Evolutionary stability and resistance to cheating in an indirect reciprocity model based on reputation

TL;DR

This paper analyzes the stability of third-order reputation strategies in indirect reciprocity, revealing conditions under which honest populations resist cheaters, influenced by witnessing probabilities and a Hamilton-like rule.

Contribution

It systematically identifies evolutionarily stable third-order strategies and introduces a Hamilton-like rule governing resistance to cheaters in reputation-based models.

Findings

Stable strategies resist invasions by similar moral assessment strategies.

Cheaters can invade stable populations when the probability of being witnessed is low.

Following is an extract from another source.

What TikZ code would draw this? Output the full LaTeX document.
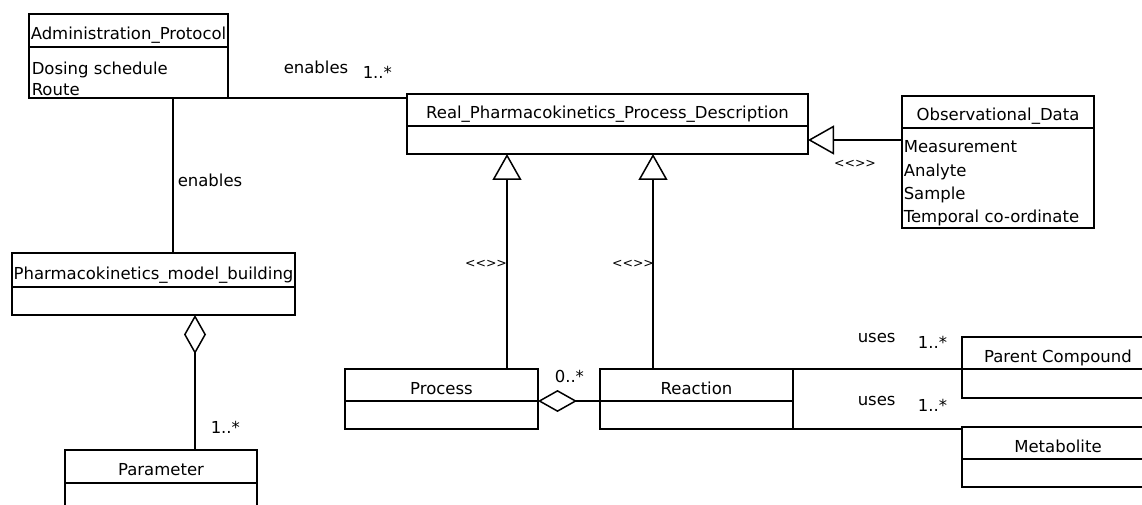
\documentclass[tikz,border=0pt]{standalone}
\usepackage{fontspec}
\setmainfont{DejaVu Sans}
\usetikzlibrary{
    arrows.meta,
    positioning,
    calc
}
\newcommand{\emptystereo}{<\kern0pt<\kern0pt>\kern0pt>}

\begin{document}
\begin{tikzpicture}[x=1pt, y=-1pt, line width=1.5pt,
    font=\fontsize{16.5}{20}\selectfont,
    classname/.style={draw, anchor=north west, outer sep=0pt, inner xsep=1pt, inner ysep=0pt,
        text height=25pt, text depth=7pt, minimum height=32pt},
    classbody/.style={draw, outer sep=0pt, inner sep=0pt, minimum height=28pt},
    attrs/.style={anchor=north west, inner sep=0pt, align=left},
    lbl/.style={anchor=base west, inner sep=0pt},
    stereo/.style={inner sep=0pt, font=\fontsize{12.5}{14}\selectfont},
    gen/.style={-{Triangle[open, length=26pt, width=29pt]}},
    agg/.style={{Diamond[open, length=39pt, width=22pt]}-}]
    \useasboundingbox (0,0) rectangle (1142,505);
    \fill[white] (0,0) rectangle (1142,505);

    % Classes: name compartment, then attribute compartment below
    \node[classname, minimum width=199pt, minimum height=33pt] (admt) at (29,14) {Administration\_Protocol};
    \node[classbody, minimum width=199pt, minimum height=51pt, below=0pt of admt] (admb) {};
    \node[attrs, font=\fontsize{16.5}{21}\selectfont] (admattr) at ([xshift=2pt, yshift=-14pt]admb.north west)
        {Dosing schedule\\Route};

    \node[classname, minimum width=401pt] (realt) at (407,94) {Real\_Pharmacokinetics\_Process\_Description};
    \node[classbody, minimum width=401pt, below=0pt of realt] (realb) {};

    \node[classname, minimum width=192pt] (obst) at (902,96) {Observational\_Data};
    \node[classbody, minimum width=192pt, minimum height=100pt, below=0pt of obst] (obsb) {};
    \node[attrs, font=\fontsize{16.5}{23.3}\selectfont] (obsattr) at ([xshift=1pt, yshift=-12pt]obsb.north west)
        {Measurement\\Analyte\\Sample\\Temporal co-ordinate};

    \node[classname, minimum width=283pt, minimum height=34pt] (pmbt) at (12,253) {Pharmacokinetics\_model\_building};
    \node[classbody, minimum width=283pt, below=0pt of pmbt] (pmbb) {};

    \node[classname, minimum width=192pt, minimum height=33pt] (paramt) at (65,450) {Parameter};
    \node[classbody, minimum width=192pt, minimum height=30pt, below=0pt of paramt] (paramb) {};

    \node[classname, minimum width=193pt] (processt) at (345,369) {Process};
    \node[classbody, minimum width=193pt, below=0pt of processt] (processb) {};

    \node[classname, minimum width=193pt] (reactt) at (600,369) {Reaction};
    \node[classbody, minimum width=193pt, below=0pt of reactt] (reactb) {};

    \node[classname, minimum width=192pt, minimum height=31pt] (parentt) at (962,337) {Parent Compound};
    \node[classbody, minimum width=192pt, minimum height=29pt, below=0pt of parentt] (parentb) {};

    \node[classname, minimum width=192pt] (metat) at (962,427) {Metabolite};
    \node[classbody, minimum width=192pt, below=0pt of metat] (metab) {};

    % Associations
    \draw (admb.south east) -- (admb.south east -| realt.west);
    \coordinate (ap) at ([xshift=44.5pt]admb.south);
    \draw (ap) -- (ap |- pmbt.north);
    \draw (reactt.north east) -- (reactt.north east -| parentt.west);
    \draw (reactb.south east) -- (reactb.south east -| metat.west);

    % Aggregations
    \coordinate (pp) at ([xshift=41.5pt]pmbb.south);
    \draw[agg] (pp) -- (pp |- paramt.north);
    \draw[agg] (processt.south east) -- (reactt.south west);

    % Generalisations towards the process description
    \coordinate (pr) at ([xshift=-31pt]processt.north east);
    \coordinate (rr) at ([xshift=53pt]reactt.north west);
    \draw[gen] (pr) -- (pr |- realb.south);
    \draw[gen] (rr) -- (rr |- realb.south);
    \draw[gen] (obsb.west |- realb.east) -- (realb.east);

    % Role names and multiplicities
    \node[lbl] (en1) at (283,74) {enables};
    \node[lbl] (m1) at (362,79) {1..*};
    \node[lbl] (en2) at (177,186) {enables};
    \node[lbl] (m2) at (210,433) {1..*};
    \node[lbl] (m3) at (554,382) {0..*};
    \node[lbl] (us1) at (857,342) {uses};
    \node[lbl] (m4) at (917,348) {1..*};
    \node[lbl] (us2) at (857,405) {uses};
    \node[lbl] (m5) at (917,411) {1..*};

    % Empty stereotypes
    \node[stereo] (st1) at (486,264) {\emptystereo};
    \node[stereo] (st2) at (633,264) {\emptystereo};
    \node[stereo] (st3) at (855,164) {\emptystereo};
\end{tikzpicture}
\end{document}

The resistance to cheaters depends on a Hamilton-like rule involving discovery probability.

Abstract

Indirect reciprocity is one of the main mechanisms to explain the emergence and sustainment of altruism in societies. The standard approach to indirect reciprocity are reputation models. These are games in which players base their decisions on their opponent's reputation gained in past interactions with other players (moral assessment). The combination of actions and moral assessment leads to a large diversity of strategies, thus determining the stability of any of them against invasions by all the others is a difficult task. We use a variant of a previously introduced reputation-based model that let us systematically analyze all these invasions and determine which ones are successful. Accordingly we are able to identify the third-order strategies (those which, apart from the action, judge considering both the reputation of the donor and that of the recipient) that are evolutionarily stable. Our results reveal that if a strategy resists the invasion of any other one sharing its same moral assessment, it can resist the invasion of any other strategy. However, if actions are not always witnessed, cheaters (i.e., individuals with a probability of defecting regardless of the opponent's reputation) have a chance to defeat the stable strategies for some choices of the probabilities of cheating and of being witnessed. Remarkably, by analyzing this issue with adaptive dynamics we find that whether a honest population resists the invasion of cheaters is determined by a Hamilton-like rule---with the probability that the cheat is discovered playing the role of the relatedness parameter.